Enough Theory–Let’s See Some Quant Results
Without further ado, and with the understanding that showing these outstanding results might seem contradictory, I’d like to show the results of some very simple value investing strategies from 2013. For fun, I keep track of a few simple value portfolios each year. These are just hypothetical portfolios, and I keep them more or less because I love data. This is the first year I actually kept them on a mock portfolio on Finviz. These are not portfolios that I manage–these are only hypothetical results that are gross of costs such as commissions, fees, slippage, taxes, and other transaction costs that one would incur in a real money portfolio. But nevertheless, I was astounded by how well some of these simple strategies did in 2013. Obviously it was a banner year for the market–best since the mid-90?s. But take a look at how some of Greenblatt’s ROIC (“magic formula”) strategies did:
(disclosure: these are hypothetical results-not real money portfolios)
Again, these are just hypothetical passive portfolios that I track for fun. The magic formula had one of the best years in the history of the backtest going back to 1988 (although there were a few years that surprisingly surpassed this one). The index portfolios are the results of simply taking the S&P 500 and taking the cheapest decile (or the cheapest third of the Dow). The highlighted portfolio takes the cheapest S&P decile (50 stocks within the S&P 500 with the lowest P/E ratios) and then takes the 10 stocks from that group with the highest return on capital.
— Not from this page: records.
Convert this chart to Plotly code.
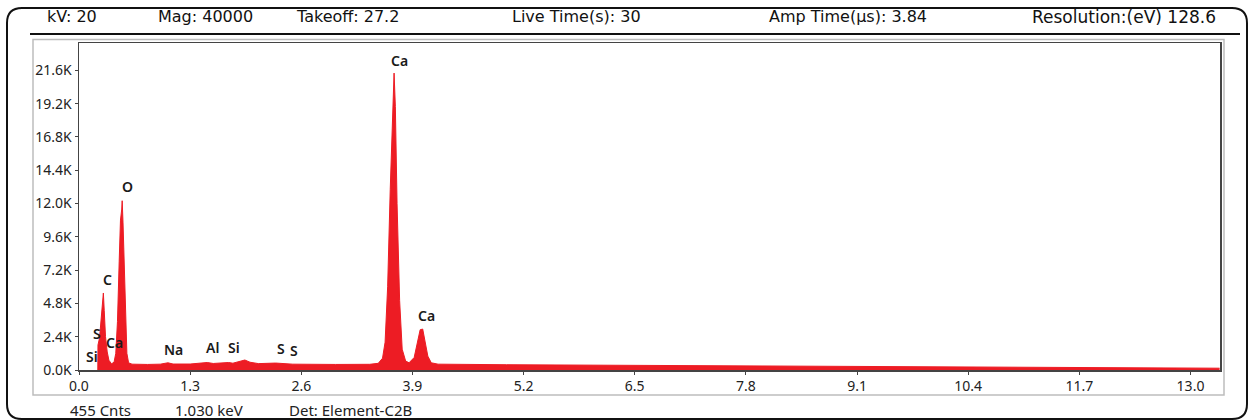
import plotly.graph_objects as go

# ---------------- data ----------------
energy_kev = [0.22, 0.222, 0.24, 0.26, 0.275, 0.285, 0.295, 0.31, 0.33, 0.35, 0.38, 0.41, 0.43,
              0.45, 0.47, 0.485, 0.50, 0.505, 0.515, 0.53, 0.545, 0.56, 0.58, 0.62, 0.8, 0.95,
              1.04, 1.1, 1.3, 1.45, 1.5, 1.57, 1.7, 1.75, 1.8, 1.88, 1.94, 2.0, 2.1, 2.3, 2.36,
              2.5, 3.0, 3.4, 3.5, 3.55, 3.58, 3.61, 3.64, 3.665, 3.685, 3.70, 3.72, 3.75, 3.78,
              3.82, 3.86, 3.92, 3.96, 3.99, 4.02, 4.05, 4.08, 4.12, 4.2, 5.0, 6.0, 7.0, 8.0,
              9.0, 10.0, 11.0, 12.0, 13.0, 13.34]
counts = [0, 1800, 2300, 3900, 5300, 5550, 4300, 2400, 1300, 700, 450, 560, 1200,
          3500, 7800, 10800, 11600, 12200, 10600, 7200, 3200, 1200, 520, 420, 400, 420,
          520, 430, 430, 510, 540, 470, 490, 540, 490, 600, 720, 560, 460, 500, 490,
          420, 400, 410, 480, 850, 2000, 6000, 13000, 18500, 21400, 19000, 12000, 5000, 1500,
          650, 520, 900, 2000, 2900, 2950, 2000, 1000, 520, 420, 380, 350, 310, 270,
          240, 210, 180, 160, 140, 130]

peak_labels = ["Ca", "Ca", "O", "C", "S", "Ca", "Si", "Na", "Al", "Si", "S", "S"]
peak_label_e = [3.75, 4.07, 0.57, 0.33, 0.21, 0.41, 0.15, 1.10, 1.56, 1.81, 2.36, 2.52]
peak_label_c = [22300, 3900, 13200, 6500, 2600, 2000, 1000, 1450, 1600, 1600, 1550, 1420]

x_ticks = [0.0, 1.3, 2.6, 3.9, 5.2, 6.5, 7.8, 9.1, 10.4, 11.7, 13.0]
y_ticks = [0, 2400, 4800, 7200, 9600, 12000, 14400, 16800, 19200, 21600]
y_tick_text = ["0.0K", "2.4K", "4.8K", "7.2K", "9.6K", "12.0K", "14.4K", "16.8K", "19.2K", "21.6K"]

header_items = ["kV: 20", "Mag: 40000", "Takeoff: 27.2", "Live Time(s): 30",
                "Amp Time(\u00b5s): 3.84", "Resolution:(eV) 128.6"]
footer_items = ["455 Cnts", "1.030 keV", "Det: Element-C2B"]

# ---------------- layout helpers ----------------
W, H = 1249, 420
L, R, T, B = 79, 1220, 43, 370


def px(x):
    return (x - L) / (R - L)


def py(y):
    return (B - y) / (B - T)


fig = go.Figure()
fig.add_trace(go.Scatter(
    x=energy_kev, y=counts, mode="lines", fill="tozeroy",
    line=dict(color="#ED1C24", width=1), fillcolor="#ED1C24",
    hoverinfo="skip", showlegend=False))

annotations = []
for t, e, c in zip(peak_labels, peak_label_e, peak_label_c):
    annotations.append(dict(x=e, y=c, xref="x", yref="y", text=t, showarrow=False,
                            font=dict(family="Noto Sans", size=14, weight=600, color="#1a1a1a")))

header_x = [72, 205, 347, 576, 848, 1124]
header_sizes = [16, 16, 16, 16, 16, 17]
for t, hx, hs in zip(header_items, header_x, header_sizes):
    annotations.append(dict(x=px(hx), y=py(17), xref="paper", yref="paper", text=t,
                            showarrow=False, xanchor="center", yanchor="middle",
                            font=dict(family="DejaVu Sans", size=hs, color="#111")))

footer_x = [100, 209, 350]
for t, fx in zip(footer_items, footer_x):
    annotations.append(dict(x=px(fx), y=py(410), xref="paper", yref="paper", text=t,
                            showarrow=False, xanchor="center", yanchor="middle",
                            font=dict(family="Noto Sans", size=15, color="#222")))


def rounded_rect(x0, y0, x1, y1, r):
    pts = [
        ("M", x0 + r, y0), ("L", x1 - r, y0), ("Q", x1, y0, x1, y0 + r),
        ("L", x1, y1 - r), ("Q", x1, y1, x1 - r, y1), ("L", x0 + r, y1),
        ("Q", x0, y1, x0, y1 - r), ("L", x0, y0 + r), ("Q", x0, y0, x0 + r, y0),
    ]
    s = ""
    for p in pts:
        cmd = p[0]
        coords = p[1:]
        parts = []
        for i in range(0, len(coords), 2):
            parts.append(f"{px(coords[i]):.5f},{py(coords[i + 1]):.5f}")
        s += cmd + " " + " ".join(parts) + " "
    return s + "Z"


shapes = [
    dict(type="path", xref="paper", yref="paper", path=rounded_rect(7, 8, 1247, 419, 15),
         line=dict(color="#111", width=2), layer="below"),
    dict(type="line", xref="paper", yref="paper", x0=px(30), x1=px(1240), y0=py(34), y1=py(34),
         line=dict(color="#111", width=2)),
    dict(type="rect", xref="paper", yref="paper", x0=px(33), x1=px(1224), y0=py(39.5), y1=py(395),
         line=dict(color="#BDBDBD", width=1.5), layer="below"),
]

fig.update_layout(
    template="none",
    width=W, height=H,
    margin=dict(l=L, r=W - R, t=T, b=H - B, pad=0),
    paper_bgcolor="white", plot_bgcolor="white",
    showlegend=False,
    annotations=annotations,
    shapes=shapes,
    xaxis=dict(range=[0, (R - L) / 85.5], tickmode="array", tickvals=x_ticks,
               ticktext=[f"{v:.1f}" for v in x_ticks], automargin=False,
               showgrid=False, zeroline=False, showline=True, mirror=True,
               linecolor="#444", linewidth=1.5, ticks="outside", ticklen=3, tickcolor="#444",
               tickfont=dict(family="Noto Sans", size=14, color="#222")),
    yaxis=dict(range=[0, (B - T) / 13.875 * 1000], tickmode="array", tickvals=y_ticks,
               ticktext=y_tick_text, automargin=False,
               showgrid=False, zeroline=False, showline=True, mirror=True,
               linecolor="#444", linewidth=1.5, ticks="outside", ticklen=3, tickcolor="#444",
               tickfont=dict(family="Noto Sans", size=14, color="#222")),
)

fig.write_html("out.html",
               config={"displayModeBar": False, "staticPlot": True},
               post_script="document.body.style.margin='0px';document.body.style.padding='0px';"
                           "document.body.style.overflow='hidden';")
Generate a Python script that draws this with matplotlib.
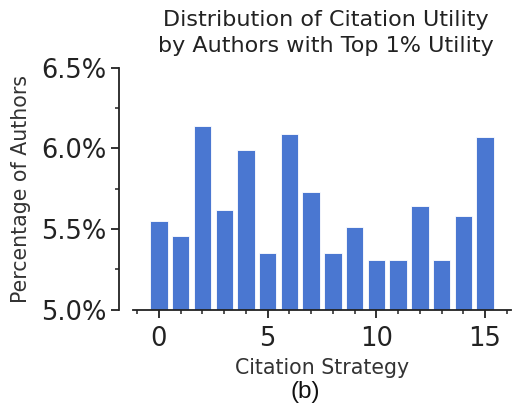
import matplotlib
matplotlib.use("Agg")
from matplotlib import pyplot as plt
from matplotlib.ticker import MultipleLocator, FuncFormatter

# Share of top-1% authors using each citation strategy (percent)
strategies = list(range(16))
share = [5.55, 5.46, 6.14, 5.62, 5.99, 5.35, 6.09, 5.73,
         5.35, 5.51, 5.31, 5.31, 5.64, 5.31, 5.58, 6.07]

fig = plt.figure(figsize=(5.14, 4.05), dpi=100)
ax = fig.add_axes([0.259, 0.235, 0.735, 0.598])

ax.bar(strategies, share, width=0.8, color='#4a77d1', edgecolor='white', linewidth=0.6)

ax.set_ylim(5.0, 6.5)
ax.yaxis.set_major_locator(MultipleLocator(0.5))
ax.yaxis.set_minor_locator(MultipleLocator(0.25))
ax.yaxis.set_major_formatter(FuncFormatter(lambda v, p: '%.1f%%' % v))
ax.xaxis.set_major_locator(MultipleLocator(5))
ax.xaxis.set_minor_locator(MultipleLocator(1))

# open axes, left spine pushed out
for s in ['top', 'right']:
    ax.spines[s].set_visible(False)
ax.spines['left'].set_position(('outward', 10))
for s in ['left', 'bottom']:
    ax.spines[s].set_linewidth(1.3)
    ax.spines[s].set_color('#222222')

ax.tick_params(which='major', length=5.8, width=1.3, color='#222222', labelsize=18.5, labelcolor='#222222')
ax.tick_params(which='minor', length=3.1, width=1.1, color='#222222')
ax.tick_params(axis='x', which='major', pad=6)

ax.set_xlabel('Citation Strategy', fontsize=14.8, color='#333333', labelpad=4)
ax.set_ylabel('Percentage of Authors', fontsize=14.8, color='#333333', labelpad=7)
ax.set_title('Distribution of Citation Utility\nby Authors with Top 1% Utility',
             fontsize=16, color='#222222', pad=11, linespacing=1.42, x=0.51)

fig.text(0.593, 0.032, '(b)', ha='center', va='center', fontsize=17.5,
         family='Liberation Sans', color='#111111')

plt.savefig('out.png', dpi=100)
So it was a good year for quality and value as measured by low P/E and high ROIC. My Greenblatt hypothetical portfolios simply took the top 30 stocks in the screen at the beginning of the year. Here is a list of the 10 stocks within the S&P low P/E decile with the highest returns on capital (as measured by taking current assets plus net fixed assets less current liabilities) along with their 2013 total return including dividends:
Wow, what a list to throw a dart at in 2013… returns on each stock ranged from +15% to +127%. Unlikely to be matched anytime soon.
These are tough results to beat, and I think that if I kept track of these for the next 25 years, we might not see a year as good as this one for most of these portfolios. In the end, I enjoy checking these once a year–more just to see how “value” does vs. the market, and I think these portfolios would actually represent better than average results over time compared to the S&P. My objective is to do better than the average and better than these portfolios over time, but I refuse to waver from my focus on risk management, and that requires me to do some thinking. Some feel that because of their very nature, it might be less risky to follow these types of automated strategies. To each their own, and for those that follow these strategies, congrats–you certainly had a great year!